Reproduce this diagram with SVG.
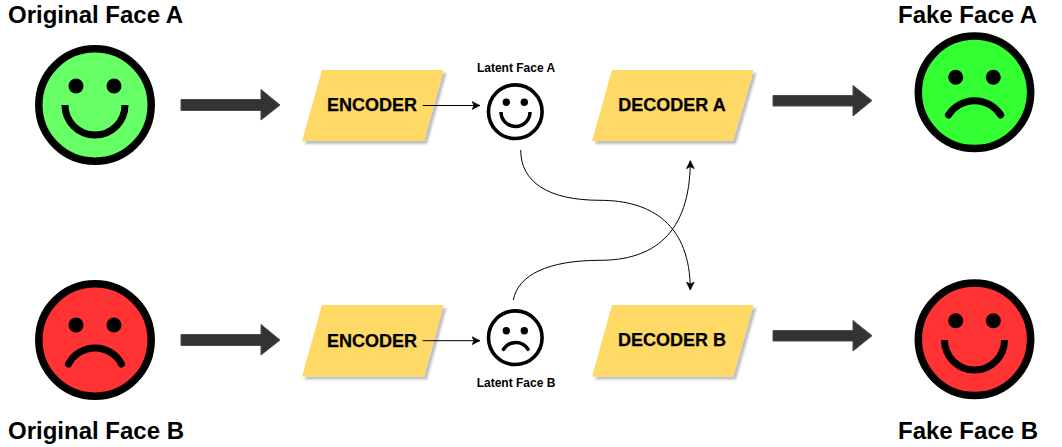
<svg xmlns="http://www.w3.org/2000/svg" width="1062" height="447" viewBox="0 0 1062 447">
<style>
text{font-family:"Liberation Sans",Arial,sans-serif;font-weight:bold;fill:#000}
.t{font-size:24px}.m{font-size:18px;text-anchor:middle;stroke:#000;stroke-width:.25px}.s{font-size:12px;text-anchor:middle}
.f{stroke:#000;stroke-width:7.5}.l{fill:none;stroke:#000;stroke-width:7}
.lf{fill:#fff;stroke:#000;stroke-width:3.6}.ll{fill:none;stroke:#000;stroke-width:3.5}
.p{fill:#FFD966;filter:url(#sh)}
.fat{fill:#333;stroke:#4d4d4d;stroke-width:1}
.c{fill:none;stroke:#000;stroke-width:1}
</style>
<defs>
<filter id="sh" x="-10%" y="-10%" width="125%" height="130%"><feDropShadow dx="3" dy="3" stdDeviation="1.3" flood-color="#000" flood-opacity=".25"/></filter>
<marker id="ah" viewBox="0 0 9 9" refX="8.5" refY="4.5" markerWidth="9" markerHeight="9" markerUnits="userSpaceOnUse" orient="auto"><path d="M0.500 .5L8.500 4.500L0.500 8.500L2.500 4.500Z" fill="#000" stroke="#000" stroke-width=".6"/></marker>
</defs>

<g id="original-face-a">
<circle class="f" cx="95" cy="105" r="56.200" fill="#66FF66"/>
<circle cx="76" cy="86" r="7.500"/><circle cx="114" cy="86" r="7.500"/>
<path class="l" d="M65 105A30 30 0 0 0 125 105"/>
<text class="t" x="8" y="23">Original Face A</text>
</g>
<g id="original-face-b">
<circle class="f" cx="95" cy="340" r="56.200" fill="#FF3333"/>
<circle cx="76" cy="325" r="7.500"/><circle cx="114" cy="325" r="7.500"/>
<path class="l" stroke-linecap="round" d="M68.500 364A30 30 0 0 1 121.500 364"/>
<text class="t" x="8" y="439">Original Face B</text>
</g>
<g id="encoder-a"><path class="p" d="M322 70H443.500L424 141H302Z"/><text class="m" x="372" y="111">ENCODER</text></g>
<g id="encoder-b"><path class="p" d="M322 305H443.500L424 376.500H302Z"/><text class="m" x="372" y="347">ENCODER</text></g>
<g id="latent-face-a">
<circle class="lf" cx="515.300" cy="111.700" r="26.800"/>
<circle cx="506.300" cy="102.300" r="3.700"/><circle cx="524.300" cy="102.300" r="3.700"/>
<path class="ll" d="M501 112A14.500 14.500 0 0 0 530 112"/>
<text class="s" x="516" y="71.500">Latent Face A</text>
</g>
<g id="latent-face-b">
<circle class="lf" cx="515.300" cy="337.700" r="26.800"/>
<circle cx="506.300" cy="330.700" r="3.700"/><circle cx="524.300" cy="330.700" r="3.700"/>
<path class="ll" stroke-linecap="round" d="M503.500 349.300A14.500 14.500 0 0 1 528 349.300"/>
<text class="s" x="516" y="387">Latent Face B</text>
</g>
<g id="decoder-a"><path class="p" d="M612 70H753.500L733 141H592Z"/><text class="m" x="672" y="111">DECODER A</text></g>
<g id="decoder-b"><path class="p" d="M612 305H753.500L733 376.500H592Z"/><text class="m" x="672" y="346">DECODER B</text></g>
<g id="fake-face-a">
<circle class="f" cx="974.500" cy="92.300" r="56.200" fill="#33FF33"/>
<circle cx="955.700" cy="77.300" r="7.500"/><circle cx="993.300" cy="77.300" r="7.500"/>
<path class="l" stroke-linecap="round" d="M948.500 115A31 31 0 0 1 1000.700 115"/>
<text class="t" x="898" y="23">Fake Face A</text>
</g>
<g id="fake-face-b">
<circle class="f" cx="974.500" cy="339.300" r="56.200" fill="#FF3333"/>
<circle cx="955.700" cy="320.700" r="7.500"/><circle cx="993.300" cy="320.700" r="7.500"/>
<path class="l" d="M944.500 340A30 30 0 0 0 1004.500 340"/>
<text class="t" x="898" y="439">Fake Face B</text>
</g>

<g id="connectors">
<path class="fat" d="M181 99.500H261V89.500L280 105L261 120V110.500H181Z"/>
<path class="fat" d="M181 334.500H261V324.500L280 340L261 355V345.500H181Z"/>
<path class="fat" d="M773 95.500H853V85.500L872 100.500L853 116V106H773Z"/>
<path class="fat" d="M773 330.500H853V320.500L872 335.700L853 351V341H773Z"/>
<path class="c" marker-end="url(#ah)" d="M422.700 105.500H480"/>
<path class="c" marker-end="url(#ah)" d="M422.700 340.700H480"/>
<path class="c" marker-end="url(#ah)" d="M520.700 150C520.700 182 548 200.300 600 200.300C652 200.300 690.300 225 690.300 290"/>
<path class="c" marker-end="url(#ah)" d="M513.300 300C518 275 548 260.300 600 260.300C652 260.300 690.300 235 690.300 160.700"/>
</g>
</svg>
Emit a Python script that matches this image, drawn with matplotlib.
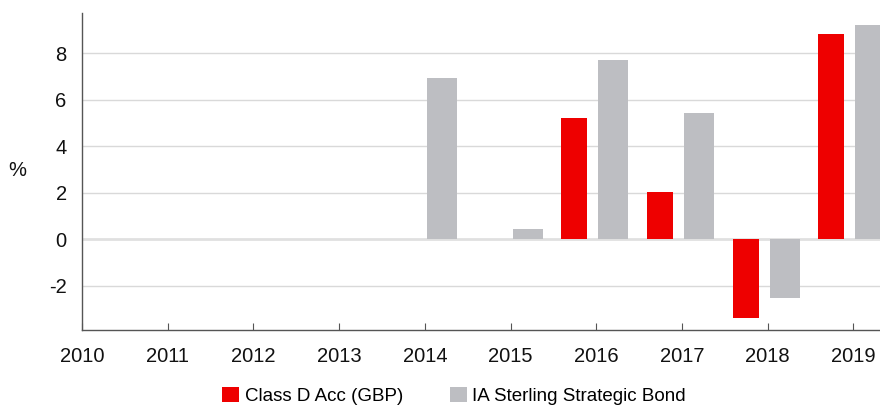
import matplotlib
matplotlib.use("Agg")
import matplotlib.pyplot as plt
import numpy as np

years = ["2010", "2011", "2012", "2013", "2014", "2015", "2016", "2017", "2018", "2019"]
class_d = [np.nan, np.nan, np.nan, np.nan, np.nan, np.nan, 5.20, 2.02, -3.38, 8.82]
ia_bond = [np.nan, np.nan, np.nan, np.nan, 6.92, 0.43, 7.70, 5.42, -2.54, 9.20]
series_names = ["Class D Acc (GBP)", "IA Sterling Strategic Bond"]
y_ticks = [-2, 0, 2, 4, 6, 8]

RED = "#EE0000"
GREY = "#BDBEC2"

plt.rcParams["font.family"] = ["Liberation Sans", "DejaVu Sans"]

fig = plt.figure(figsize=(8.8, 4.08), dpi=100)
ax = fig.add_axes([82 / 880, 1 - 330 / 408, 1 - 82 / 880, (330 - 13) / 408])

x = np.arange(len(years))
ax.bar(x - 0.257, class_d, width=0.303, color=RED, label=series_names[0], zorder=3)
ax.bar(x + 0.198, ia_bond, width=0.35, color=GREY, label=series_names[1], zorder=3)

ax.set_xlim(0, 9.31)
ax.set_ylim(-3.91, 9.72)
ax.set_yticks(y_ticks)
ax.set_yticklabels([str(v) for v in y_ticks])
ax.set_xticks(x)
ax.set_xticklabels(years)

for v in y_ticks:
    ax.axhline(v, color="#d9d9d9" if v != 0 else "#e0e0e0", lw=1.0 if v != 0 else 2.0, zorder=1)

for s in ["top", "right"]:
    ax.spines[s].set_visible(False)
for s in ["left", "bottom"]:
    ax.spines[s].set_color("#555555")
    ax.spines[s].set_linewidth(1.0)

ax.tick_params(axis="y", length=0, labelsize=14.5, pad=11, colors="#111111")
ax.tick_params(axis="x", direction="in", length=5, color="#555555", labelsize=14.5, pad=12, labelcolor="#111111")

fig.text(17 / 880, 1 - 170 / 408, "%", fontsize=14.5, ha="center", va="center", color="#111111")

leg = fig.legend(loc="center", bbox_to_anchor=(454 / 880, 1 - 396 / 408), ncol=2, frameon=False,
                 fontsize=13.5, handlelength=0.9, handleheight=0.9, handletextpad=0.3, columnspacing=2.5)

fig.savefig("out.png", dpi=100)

• • •

# Problem description
Output the full set of records above without changing a word, and drop the images.

# Result of the exercise
Reproduce this diagram with SVG.
<svg xmlns="http://www.w3.org/2000/svg" width="1062" height="447" viewBox="0 0 1062 447">
<style>
text{font-family:"Liberation Sans",Arial,sans-serif;font-weight:bold;fill:#000}
.t{font-size:24px}.m{font-size:18px;text-anchor:middle;stroke:#000;stroke-width:.25px}.s{font-size:12px;text-anchor:middle}
.f{stroke:#000;stroke-width:7.5}.l{fill:none;stroke:#000;stroke-width:7}
.lf{fill:#fff;stroke:#000;stroke-width:3.6}.ll{fill:none;stroke:#000;stroke-width:3.5}
.p{fill:#FFD966;filter:url(#sh)}
.fat{fill:#333;stroke:#4d4d4d;stroke-width:1}
.c{fill:none;stroke:#000;stroke-width:1}
</style>
<defs>
<filter id="sh" x="-10%" y="-10%" width="125%" height="130%"><feDropShadow dx="3" dy="3" stdDeviation="1.3" flood-color="#000" flood-opacity=".25"/></filter>
<marker id="ah" viewBox="0 0 9 9" refX="8.5" refY="4.5" markerWidth="9" markerHeight="9" markerUnits="userSpaceOnUse" orient="auto"><path d="M0.500 .5L8.500 4.500L0.500 8.500L2.500 4.500Z" fill="#000" stroke="#000" stroke-width=".6"/></marker>
</defs>

<g id="original-face-a">
<circle class="f" cx="95" cy="105" r="56.200" fill="#66FF66"/>
<circle cx="76" cy="86" r="7.500"/><circle cx="114" cy="86" r="7.500"/>
<path class="l" d="M65 105A30 30 0 0 0 125 105"/>
<text class="t" x="8" y="23">Original Face A</text>
</g>
<g id="original-face-b">
<circle class="f" cx="95" cy="340" r="56.200" fill="#FF3333"/>
<circle cx="76" cy="325" r="7.500"/><circle cx="114" cy="325" r="7.500"/>
<path class="l" stroke-linecap="round" d="M68.500 364A30 30 0 0 1 121.500 364"/>
<text class="t" x="8" y="439">Original Face B</text>
</g>
<g id="encoder-a"><path class="p" d="M322 70H443.500L424 141H302Z"/><text class="m" x="372" y="111">ENCODER</text></g>
<g id="encoder-b"><path class="p" d="M322 305H443.500L424 376.500H302Z"/><text class="m" x="372" y="347">ENCODER</text></g>
<g id="latent-face-a">
<circle class="lf" cx="515.300" cy="111.700" r="26.800"/>
<circle cx="506.300" cy="102.300" r="3.700"/><circle cx="524.300" cy="102.300" r="3.700"/>
<path class="ll" d="M501 112A14.500 14.500 0 0 0 530 112"/>
<text class="s" x="516" y="71.500">Latent Face A</text>
</g>
<g id="latent-face-b">
<circle class="lf" cx="515.300" cy="337.700" r="26.800"/>
<circle cx="506.300" cy="330.700" r="3.700"/><circle cx="524.300" cy="330.700" r="3.700"/>
<path class="ll" stroke-linecap="round" d="M503.500 349.300A14.500 14.500 0 0 1 528 349.300"/>
<text class="s" x="516" y="387">Latent Face B</text>
</g>
<g id="decoder-a"><path class="p" d="M612 70H753.500L733 141H592Z"/><text class="m" x="672" y="111">DECODER A</text></g>
<g id="decoder-b"><path class="p" d="M612 305H753.500L733 376.500H592Z"/><text class="m" x="672" y="346">DECODER B</text></g>
<g id="fake-face-a">
<circle class="f" cx="974.500" cy="92.300" r="56.200" fill="#33FF33"/>
<circle cx="955.700" cy="77.300" r="7.500"/><circle cx="993.300" cy="77.300" r="7.500"/>
<path class="l" stroke-linecap="round" d="M948.500 115A31 31 0 0 1 1000.700 115"/>
<text class="t" x="898" y="23">Fake Face A</text>
</g>
<g id="fake-face-b">
<circle class="f" cx="974.500" cy="339.300" r="56.200" fill="#FF3333"/>
<circle cx="955.700" cy="320.700" r="7.500"/><circle cx="993.300" cy="320.700" r="7.500"/>
<path class="l" d="M944.500 340A30 30 0 0 0 1004.500 340"/>
<text class="t" x="898" y="439">Fake Face B</text>
</g>

<g id="connectors">
<path class="fat" d="M181 99.500H261V89.500L280 105L261 120V110.500H181Z"/>
<path class="fat" d="M181 334.500H261V324.500L280 340L261 355V345.500H181Z"/>
<path class="fat" d="M773 95.500H853V85.500L872 100.500L853 116V106H773Z"/>
<path class="fat" d="M773 330.500H853V320.500L872 335.700L853 351V341H773Z"/>
<path class="c" marker-end="url(#ah)" d="M422.700 105.500H480"/>
<path class="c" marker-end="url(#ah)" d="M422.700 340.700H480"/>
<path class="c" marker-end="url(#ah)" d="M520.700 150C520.700 182 548 200.300 600 200.300C652 200.300 690.300 225 690.300 290"/>
<path class="c" marker-end="url(#ah)" d="M513.300 300C518 275 548 260.300 600 260.300C652 260.300 690.300 235 690.300 160.700"/>
</g>
</svg>
Emit a Python script that matches this image, drawn with matplotlib.
import matplotlib
matplotlib.use("Agg")
import matplotlib.pyplot as plt
import numpy as np

years = ["2010", "2011", "2012", "2013", "2014", "2015", "2016", "2017", "2018", "2019"]
class_d = [np.nan, np.nan, np.nan, np.nan, np.nan, np.nan, 5.20, 2.02, -3.38, 8.82]
ia_bond = [np.nan, np.nan, np.nan, np.nan, 6.92, 0.43, 7.70, 5.42, -2.54, 9.20]
series_names = ["Class D Acc (GBP)", "IA Sterling Strategic Bond"]
y_ticks = [-2, 0, 2, 4, 6, 8]

RED = "#EE0000"
GREY = "#BDBEC2"

plt.rcParams["font.family"] = ["Liberation Sans", "DejaVu Sans"]

fig = plt.figure(figsize=(8.8, 4.08), dpi=100)
ax = fig.add_axes([82 / 880, 1 - 330 / 408, 1 - 82 / 880, (330 - 13) / 408])

x = np.arange(len(years))
ax.bar(x - 0.257, class_d, width=0.303, color=RED, label=series_names[0], zorder=3)
ax.bar(x + 0.198, ia_bond, width=0.35, color=GREY, label=series_names[1], zorder=3)

ax.set_xlim(0, 9.31)
ax.set_ylim(-3.91, 9.72)
ax.set_yticks(y_ticks)
ax.set_yticklabels([str(v) for v in y_ticks])
ax.set_xticks(x)
ax.set_xticklabels(years)

for v in y_ticks:
    ax.axhline(v, color="#d9d9d9" if v != 0 else "#e0e0e0", lw=1.0 if v != 0 else 2.0, zorder=1)

for s in ["top", "right"]:
    ax.spines[s].set_visible(False)
for s in ["left", "bottom"]:
    ax.spines[s].set_color("#555555")
    ax.spines[s].set_linewidth(1.0)

ax.tick_params(axis="y", length=0, labelsize=14.5, pad=11, colors="#111111")
ax.tick_params(axis="x", direction="in", length=5, color="#555555", labelsize=14.5, pad=12, labelcolor="#111111")

fig.text(17 / 880, 1 - 170 / 408, "%", fontsize=14.5, ha="center", va="center", color="#111111")

leg = fig.legend(loc="center", bbox_to_anchor=(454 / 880, 1 - 396 / 408), ncol=2, frameon=False,
                 fontsize=13.5, handlelength=0.9, handleheight=0.9, handletextpad=0.3, columnspacing=2.5)

fig.savefig("out.png", dpi=100)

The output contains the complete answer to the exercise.